State only how many lines below include the string "with".
___ DATA ROWS
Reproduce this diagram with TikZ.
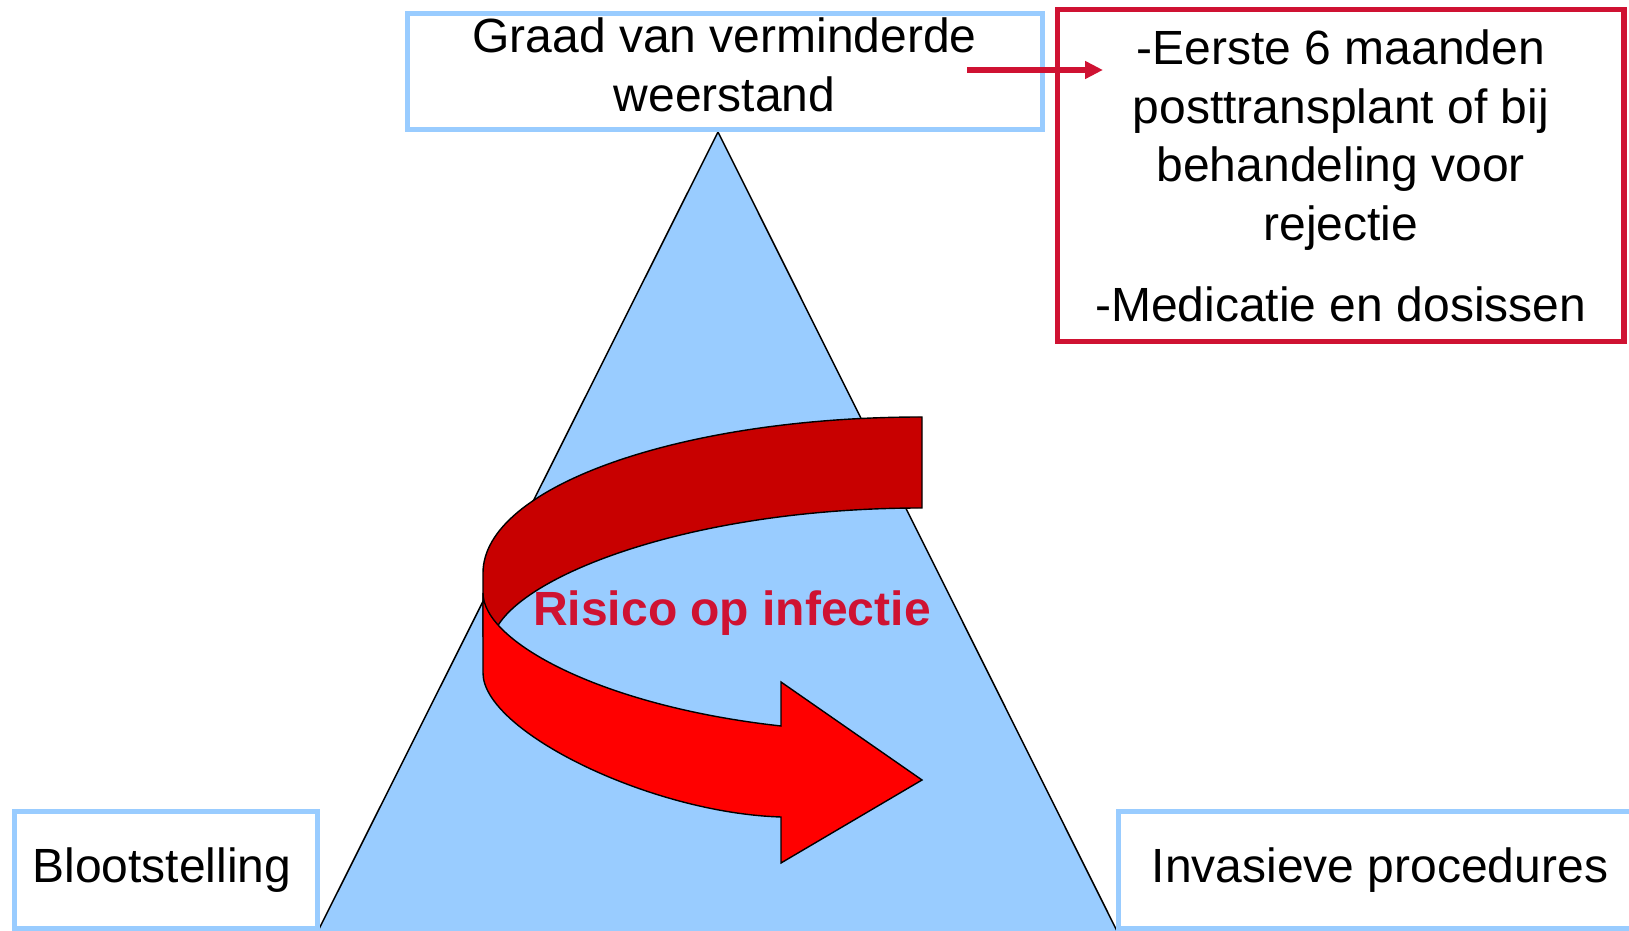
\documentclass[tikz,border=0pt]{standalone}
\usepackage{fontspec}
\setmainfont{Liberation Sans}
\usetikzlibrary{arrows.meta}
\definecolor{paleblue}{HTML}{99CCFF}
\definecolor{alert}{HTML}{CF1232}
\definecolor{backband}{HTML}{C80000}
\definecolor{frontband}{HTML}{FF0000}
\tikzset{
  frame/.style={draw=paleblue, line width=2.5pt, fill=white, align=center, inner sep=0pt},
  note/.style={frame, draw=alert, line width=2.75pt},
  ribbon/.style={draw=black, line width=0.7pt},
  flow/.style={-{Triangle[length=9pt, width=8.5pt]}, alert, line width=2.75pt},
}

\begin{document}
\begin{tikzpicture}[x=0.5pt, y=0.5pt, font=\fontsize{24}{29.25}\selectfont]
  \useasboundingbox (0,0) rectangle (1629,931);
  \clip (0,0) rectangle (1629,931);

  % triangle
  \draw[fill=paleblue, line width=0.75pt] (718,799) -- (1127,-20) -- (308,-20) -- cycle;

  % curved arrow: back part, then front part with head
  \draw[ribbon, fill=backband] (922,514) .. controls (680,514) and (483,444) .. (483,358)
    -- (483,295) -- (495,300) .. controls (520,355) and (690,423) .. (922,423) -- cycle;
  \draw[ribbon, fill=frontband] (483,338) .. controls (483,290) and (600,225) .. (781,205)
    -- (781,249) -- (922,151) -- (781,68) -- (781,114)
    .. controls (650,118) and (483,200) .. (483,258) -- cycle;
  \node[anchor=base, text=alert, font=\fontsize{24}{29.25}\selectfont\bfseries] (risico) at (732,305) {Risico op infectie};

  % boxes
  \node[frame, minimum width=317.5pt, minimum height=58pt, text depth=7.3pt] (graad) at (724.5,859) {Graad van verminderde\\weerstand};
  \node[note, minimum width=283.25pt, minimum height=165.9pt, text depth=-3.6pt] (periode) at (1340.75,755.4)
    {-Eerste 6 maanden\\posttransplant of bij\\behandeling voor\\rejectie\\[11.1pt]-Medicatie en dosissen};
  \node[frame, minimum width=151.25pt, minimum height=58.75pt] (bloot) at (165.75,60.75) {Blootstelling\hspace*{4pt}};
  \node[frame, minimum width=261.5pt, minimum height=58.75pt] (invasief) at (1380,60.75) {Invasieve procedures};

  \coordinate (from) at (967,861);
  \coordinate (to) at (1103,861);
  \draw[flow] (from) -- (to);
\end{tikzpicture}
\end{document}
______
___ DATA ROWS
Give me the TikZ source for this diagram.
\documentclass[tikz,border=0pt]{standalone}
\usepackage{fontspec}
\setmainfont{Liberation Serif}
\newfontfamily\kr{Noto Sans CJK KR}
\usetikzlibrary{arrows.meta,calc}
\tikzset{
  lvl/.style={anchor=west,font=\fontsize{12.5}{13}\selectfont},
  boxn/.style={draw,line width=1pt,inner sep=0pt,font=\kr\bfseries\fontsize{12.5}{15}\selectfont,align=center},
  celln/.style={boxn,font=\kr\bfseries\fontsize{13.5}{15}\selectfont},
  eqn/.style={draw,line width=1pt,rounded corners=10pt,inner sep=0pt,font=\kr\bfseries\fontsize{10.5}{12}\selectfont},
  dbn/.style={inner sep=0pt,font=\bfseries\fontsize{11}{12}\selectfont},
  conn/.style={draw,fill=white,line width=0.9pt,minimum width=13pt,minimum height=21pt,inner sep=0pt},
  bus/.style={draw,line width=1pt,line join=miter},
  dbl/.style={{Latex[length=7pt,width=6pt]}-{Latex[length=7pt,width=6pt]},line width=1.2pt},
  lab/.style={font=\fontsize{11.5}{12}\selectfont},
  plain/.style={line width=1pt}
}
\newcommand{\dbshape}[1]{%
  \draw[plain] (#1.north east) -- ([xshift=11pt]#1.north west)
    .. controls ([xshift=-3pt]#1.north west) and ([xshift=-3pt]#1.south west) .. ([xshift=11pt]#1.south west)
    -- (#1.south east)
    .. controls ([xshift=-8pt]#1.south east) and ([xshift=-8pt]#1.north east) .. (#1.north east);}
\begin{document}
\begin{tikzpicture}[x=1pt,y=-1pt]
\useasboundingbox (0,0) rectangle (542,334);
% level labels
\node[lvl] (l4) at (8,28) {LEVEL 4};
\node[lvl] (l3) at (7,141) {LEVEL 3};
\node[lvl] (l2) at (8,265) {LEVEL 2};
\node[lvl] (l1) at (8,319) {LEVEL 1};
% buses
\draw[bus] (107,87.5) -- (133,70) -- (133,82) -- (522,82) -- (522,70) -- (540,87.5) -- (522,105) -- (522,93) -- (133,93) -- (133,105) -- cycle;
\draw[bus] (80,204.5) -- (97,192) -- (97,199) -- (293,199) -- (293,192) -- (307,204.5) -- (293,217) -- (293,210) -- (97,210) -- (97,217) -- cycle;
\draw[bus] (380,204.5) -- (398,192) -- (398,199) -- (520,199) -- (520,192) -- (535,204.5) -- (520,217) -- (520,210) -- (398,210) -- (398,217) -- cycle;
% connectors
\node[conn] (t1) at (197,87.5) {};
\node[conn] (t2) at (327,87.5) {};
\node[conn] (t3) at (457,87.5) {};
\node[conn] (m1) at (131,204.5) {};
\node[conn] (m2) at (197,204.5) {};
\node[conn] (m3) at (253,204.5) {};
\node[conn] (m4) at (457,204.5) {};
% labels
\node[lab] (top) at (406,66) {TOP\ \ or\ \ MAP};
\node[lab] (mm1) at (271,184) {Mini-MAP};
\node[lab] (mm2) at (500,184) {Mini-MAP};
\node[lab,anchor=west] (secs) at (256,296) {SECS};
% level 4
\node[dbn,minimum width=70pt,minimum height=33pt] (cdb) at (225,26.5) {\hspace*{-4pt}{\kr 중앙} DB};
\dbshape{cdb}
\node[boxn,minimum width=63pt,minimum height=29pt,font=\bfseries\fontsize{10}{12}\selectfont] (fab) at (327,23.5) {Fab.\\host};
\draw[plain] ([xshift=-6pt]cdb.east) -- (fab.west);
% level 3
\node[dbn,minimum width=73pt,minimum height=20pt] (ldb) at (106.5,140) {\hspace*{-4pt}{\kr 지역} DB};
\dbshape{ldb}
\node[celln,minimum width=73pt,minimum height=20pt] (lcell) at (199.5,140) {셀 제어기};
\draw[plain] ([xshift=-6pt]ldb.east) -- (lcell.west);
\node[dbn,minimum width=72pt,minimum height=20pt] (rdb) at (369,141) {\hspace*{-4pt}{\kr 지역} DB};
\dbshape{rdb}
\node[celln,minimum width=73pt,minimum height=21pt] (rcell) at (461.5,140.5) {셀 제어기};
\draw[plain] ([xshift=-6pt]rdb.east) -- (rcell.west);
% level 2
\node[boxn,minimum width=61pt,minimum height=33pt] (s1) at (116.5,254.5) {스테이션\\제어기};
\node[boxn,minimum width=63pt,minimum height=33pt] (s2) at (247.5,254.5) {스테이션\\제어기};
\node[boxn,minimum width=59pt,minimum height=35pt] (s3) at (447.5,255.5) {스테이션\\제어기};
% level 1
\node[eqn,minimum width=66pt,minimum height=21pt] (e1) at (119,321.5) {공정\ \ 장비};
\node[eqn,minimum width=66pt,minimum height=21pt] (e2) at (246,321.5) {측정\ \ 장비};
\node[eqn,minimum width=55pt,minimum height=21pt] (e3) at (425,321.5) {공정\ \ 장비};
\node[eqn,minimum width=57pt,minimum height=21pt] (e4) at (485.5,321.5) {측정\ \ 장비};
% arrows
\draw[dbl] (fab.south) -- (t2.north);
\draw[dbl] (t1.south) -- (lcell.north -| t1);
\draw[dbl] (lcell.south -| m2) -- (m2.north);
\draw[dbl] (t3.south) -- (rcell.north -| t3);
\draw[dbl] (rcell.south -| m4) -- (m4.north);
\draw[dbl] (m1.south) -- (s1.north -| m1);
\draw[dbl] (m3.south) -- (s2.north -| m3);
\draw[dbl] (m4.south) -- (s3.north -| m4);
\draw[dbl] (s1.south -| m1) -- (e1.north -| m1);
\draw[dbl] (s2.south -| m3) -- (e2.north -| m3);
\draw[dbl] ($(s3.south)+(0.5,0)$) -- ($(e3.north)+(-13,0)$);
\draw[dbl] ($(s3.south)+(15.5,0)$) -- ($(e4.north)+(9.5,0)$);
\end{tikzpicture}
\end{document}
______
___ DATA ROWS
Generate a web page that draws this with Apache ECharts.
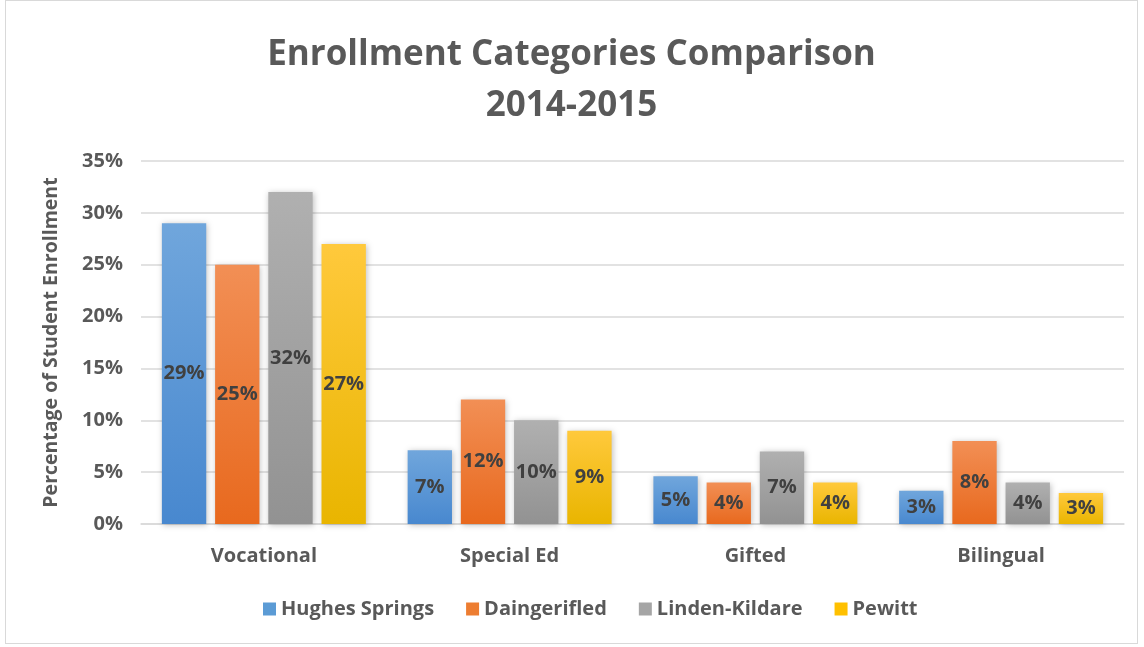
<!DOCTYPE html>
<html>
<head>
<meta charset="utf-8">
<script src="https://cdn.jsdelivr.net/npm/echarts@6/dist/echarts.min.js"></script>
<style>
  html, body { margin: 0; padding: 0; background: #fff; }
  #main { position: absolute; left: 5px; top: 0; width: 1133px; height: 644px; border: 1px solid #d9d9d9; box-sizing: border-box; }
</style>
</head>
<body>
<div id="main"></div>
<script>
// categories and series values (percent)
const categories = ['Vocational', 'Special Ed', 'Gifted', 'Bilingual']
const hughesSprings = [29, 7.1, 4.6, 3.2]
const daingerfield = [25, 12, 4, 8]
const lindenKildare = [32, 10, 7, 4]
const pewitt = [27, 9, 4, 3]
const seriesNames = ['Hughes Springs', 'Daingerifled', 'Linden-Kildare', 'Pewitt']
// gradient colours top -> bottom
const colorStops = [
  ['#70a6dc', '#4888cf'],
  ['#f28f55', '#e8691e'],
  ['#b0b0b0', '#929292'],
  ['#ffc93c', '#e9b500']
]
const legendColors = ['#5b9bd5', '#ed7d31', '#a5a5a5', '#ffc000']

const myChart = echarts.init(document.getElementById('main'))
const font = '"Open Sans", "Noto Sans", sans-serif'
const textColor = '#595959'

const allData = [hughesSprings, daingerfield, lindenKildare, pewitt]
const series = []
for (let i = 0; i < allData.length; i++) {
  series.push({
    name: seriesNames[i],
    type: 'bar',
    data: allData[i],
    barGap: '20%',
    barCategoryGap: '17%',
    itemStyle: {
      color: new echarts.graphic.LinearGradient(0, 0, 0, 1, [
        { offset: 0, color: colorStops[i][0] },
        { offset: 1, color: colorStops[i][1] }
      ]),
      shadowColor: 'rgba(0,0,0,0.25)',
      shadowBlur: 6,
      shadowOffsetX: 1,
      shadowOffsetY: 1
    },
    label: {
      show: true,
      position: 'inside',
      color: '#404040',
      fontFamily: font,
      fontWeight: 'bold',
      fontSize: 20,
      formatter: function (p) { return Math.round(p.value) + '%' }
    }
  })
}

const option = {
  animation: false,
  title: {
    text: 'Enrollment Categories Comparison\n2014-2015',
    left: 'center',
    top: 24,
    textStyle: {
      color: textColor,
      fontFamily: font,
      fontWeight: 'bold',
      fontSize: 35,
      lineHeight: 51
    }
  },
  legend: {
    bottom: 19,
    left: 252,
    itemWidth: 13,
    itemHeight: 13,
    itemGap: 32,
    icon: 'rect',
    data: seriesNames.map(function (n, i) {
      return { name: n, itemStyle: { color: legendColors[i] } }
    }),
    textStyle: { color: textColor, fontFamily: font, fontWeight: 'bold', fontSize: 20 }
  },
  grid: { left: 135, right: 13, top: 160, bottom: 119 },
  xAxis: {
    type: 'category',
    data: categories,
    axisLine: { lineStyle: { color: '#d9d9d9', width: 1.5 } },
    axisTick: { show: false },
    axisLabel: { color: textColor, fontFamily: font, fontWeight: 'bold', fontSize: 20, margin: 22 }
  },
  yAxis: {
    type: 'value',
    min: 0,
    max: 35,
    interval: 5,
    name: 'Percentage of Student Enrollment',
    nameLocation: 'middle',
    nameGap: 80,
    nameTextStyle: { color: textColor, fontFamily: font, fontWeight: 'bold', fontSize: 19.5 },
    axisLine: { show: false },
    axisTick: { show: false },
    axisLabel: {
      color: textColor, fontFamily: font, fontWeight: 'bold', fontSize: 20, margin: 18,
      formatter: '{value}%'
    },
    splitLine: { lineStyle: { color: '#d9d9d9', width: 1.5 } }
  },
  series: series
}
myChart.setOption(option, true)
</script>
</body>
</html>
______
■ **CORRECT ANSWER**
3